In the lines below, output everything from the first line through the line containing "return list(np.array(steps_s)[idx])" exactly as it is. Pictures are not part of the output.

-- -- --

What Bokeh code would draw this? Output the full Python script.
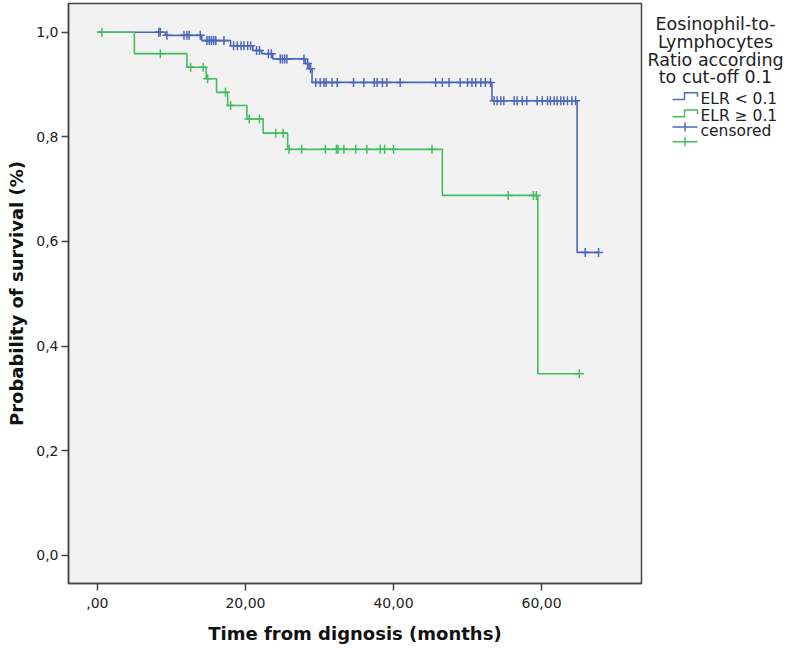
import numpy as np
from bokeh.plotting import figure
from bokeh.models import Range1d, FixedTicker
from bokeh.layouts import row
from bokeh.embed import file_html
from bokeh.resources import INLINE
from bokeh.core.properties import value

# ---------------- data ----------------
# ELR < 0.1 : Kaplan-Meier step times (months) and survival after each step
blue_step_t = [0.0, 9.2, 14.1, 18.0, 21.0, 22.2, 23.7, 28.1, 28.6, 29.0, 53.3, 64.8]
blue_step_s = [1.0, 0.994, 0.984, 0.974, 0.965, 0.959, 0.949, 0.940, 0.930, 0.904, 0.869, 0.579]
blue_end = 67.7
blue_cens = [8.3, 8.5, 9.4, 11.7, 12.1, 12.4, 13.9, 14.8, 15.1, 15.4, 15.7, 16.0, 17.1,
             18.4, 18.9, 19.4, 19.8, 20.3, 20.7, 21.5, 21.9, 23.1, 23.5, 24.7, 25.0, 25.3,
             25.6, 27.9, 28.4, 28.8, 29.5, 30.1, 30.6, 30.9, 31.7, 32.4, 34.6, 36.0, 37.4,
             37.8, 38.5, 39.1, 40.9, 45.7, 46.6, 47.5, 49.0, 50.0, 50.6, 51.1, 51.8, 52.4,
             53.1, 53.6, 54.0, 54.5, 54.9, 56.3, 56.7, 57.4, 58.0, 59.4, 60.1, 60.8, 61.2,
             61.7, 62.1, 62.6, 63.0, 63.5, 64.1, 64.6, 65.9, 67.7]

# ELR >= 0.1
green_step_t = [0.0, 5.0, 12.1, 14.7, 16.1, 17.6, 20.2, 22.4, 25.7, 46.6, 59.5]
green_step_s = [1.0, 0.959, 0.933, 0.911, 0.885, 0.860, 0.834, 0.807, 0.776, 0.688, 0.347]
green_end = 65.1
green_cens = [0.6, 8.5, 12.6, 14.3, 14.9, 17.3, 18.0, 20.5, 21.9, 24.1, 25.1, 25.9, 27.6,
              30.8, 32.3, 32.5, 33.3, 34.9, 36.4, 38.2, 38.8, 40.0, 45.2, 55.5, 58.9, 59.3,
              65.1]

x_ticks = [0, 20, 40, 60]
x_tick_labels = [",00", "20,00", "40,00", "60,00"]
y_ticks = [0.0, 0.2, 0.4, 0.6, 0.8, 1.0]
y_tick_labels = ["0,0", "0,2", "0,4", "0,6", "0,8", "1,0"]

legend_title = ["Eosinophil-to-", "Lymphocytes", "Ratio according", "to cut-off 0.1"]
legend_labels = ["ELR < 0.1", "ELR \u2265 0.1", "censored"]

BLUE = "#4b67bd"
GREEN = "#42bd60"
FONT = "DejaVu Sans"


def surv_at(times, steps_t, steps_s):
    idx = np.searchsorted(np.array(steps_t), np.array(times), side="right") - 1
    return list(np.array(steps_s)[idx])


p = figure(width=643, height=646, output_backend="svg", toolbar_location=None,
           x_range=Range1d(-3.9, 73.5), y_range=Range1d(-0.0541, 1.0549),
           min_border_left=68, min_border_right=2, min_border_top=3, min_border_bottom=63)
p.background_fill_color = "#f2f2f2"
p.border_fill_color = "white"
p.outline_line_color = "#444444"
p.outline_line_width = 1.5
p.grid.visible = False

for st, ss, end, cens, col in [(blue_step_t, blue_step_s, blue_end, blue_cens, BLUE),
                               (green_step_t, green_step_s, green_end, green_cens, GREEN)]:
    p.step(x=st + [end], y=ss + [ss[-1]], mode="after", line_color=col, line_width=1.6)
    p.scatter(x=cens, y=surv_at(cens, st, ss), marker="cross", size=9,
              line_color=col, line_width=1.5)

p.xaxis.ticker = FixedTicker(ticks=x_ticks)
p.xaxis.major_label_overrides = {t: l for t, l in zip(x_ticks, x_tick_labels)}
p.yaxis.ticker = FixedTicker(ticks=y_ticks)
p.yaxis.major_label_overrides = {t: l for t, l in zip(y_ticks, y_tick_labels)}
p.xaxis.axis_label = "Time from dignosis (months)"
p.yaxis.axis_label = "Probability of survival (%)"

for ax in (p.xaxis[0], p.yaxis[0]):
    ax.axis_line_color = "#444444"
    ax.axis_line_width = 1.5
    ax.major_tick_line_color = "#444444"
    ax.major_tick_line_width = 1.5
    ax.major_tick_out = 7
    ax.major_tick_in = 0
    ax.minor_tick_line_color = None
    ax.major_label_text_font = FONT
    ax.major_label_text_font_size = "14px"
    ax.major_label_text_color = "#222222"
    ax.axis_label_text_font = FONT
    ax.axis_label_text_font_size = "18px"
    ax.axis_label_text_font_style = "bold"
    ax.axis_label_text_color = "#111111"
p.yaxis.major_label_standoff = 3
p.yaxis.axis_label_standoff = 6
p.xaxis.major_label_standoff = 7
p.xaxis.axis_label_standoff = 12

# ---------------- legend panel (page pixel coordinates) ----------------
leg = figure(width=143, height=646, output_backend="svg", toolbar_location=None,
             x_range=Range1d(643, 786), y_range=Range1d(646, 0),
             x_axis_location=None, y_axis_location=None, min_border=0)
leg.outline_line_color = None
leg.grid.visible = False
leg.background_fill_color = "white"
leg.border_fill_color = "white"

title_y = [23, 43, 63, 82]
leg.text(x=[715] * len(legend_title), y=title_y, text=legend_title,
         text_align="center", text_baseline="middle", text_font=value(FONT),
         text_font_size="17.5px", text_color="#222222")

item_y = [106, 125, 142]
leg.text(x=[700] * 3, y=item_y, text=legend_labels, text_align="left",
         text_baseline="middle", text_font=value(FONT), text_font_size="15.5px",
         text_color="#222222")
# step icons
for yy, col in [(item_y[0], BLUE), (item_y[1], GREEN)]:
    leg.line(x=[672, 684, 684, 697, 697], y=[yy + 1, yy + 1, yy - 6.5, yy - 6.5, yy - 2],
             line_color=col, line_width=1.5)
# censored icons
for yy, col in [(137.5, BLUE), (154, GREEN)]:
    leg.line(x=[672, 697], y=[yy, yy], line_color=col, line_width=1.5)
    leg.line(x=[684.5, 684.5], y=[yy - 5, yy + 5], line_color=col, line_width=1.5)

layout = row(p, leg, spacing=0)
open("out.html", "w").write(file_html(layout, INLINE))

-- -- --

## RESPONSE
What Bokeh code would draw this? Output the full Python script.
import numpy as np
from bokeh.plotting import figure
from bokeh.models import Range1d, FixedTicker
from bokeh.layouts import row
from bokeh.embed import file_html
from bokeh.resources import INLINE
from bokeh.core.properties import value

# ---------------- data ----------------
# ELR < 0.1 : Kaplan-Meier step times (months) and survival after each step
blue_step_t = [0.0, 9.2, 14.1, 18.0, 21.0, 22.2, 23.7, 28.1, 28.6, 29.0, 53.3, 64.8]
blue_step_s = [1.0, 0.994, 0.984, 0.974, 0.965, 0.959, 0.949, 0.940, 0.930, 0.904, 0.869, 0.579]
blue_end = 67.7
blue_cens = [8.3, 8.5, 9.4, 11.7, 12.1, 12.4, 13.9, 14.8, 15.1, 15.4, 15.7, 16.0, 17.1,
             18.4, 18.9, 19.4, 19.8, 20.3, 20.7, 21.5, 21.9, 23.1, 23.5, 24.7, 25.0, 25.3,
             25.6, 27.9, 28.4, 28.8, 29.5, 30.1, 30.6, 30.9, 31.7, 32.4, 34.6, 36.0, 37.4,
             37.8, 38.5, 39.1, 40.9, 45.7, 46.6, 47.5, 49.0, 50.0, 50.6, 51.1, 51.8, 52.4,
             53.1, 53.6, 54.0, 54.5, 54.9, 56.3, 56.7, 57.4, 58.0, 59.4, 60.1, 60.8, 61.2,
             61.7, 62.1, 62.6, 63.0, 63.5, 64.1, 64.6, 65.9, 67.7]

# ELR >= 0.1
green_step_t = [0.0, 5.0, 12.1, 14.7, 16.1, 17.6, 20.2, 22.4, 25.7, 46.6, 59.5]
green_step_s = [1.0, 0.959, 0.933, 0.911, 0.885, 0.860, 0.834, 0.807, 0.776, 0.688, 0.347]
green_end = 65.1
green_cens = [0.6, 8.5, 12.6, 14.3, 14.9, 17.3, 18.0, 20.5, 21.9, 24.1, 25.1, 25.9, 27.6,
              30.8, 32.3, 32.5, 33.3, 34.9, 36.4, 38.2, 38.8, 40.0, 45.2, 55.5, 58.9, 59.3,
              65.1]

x_ticks = [0, 20, 40, 60]
x_tick_labels = [",00", "20,00", "40,00", "60,00"]
y_ticks = [0.0, 0.2, 0.4, 0.6, 0.8, 1.0]
y_tick_labels = ["0,0", "0,2", "0,4", "0,6", "0,8", "1,0"]

legend_title = ["Eosinophil-to-", "Lymphocytes", "Ratio according", "to cut-off 0.1"]
legend_labels = ["ELR < 0.1", "ELR \u2265 0.1", "censored"]

BLUE = "#4b67bd"
GREEN = "#42bd60"
FONT = "DejaVu Sans"


def surv_at(times, steps_t, steps_s):
    idx = np.searchsorted(np.array(steps_t), np.array(times), side="right") - 1
    return list(np.array(steps_s)[idx])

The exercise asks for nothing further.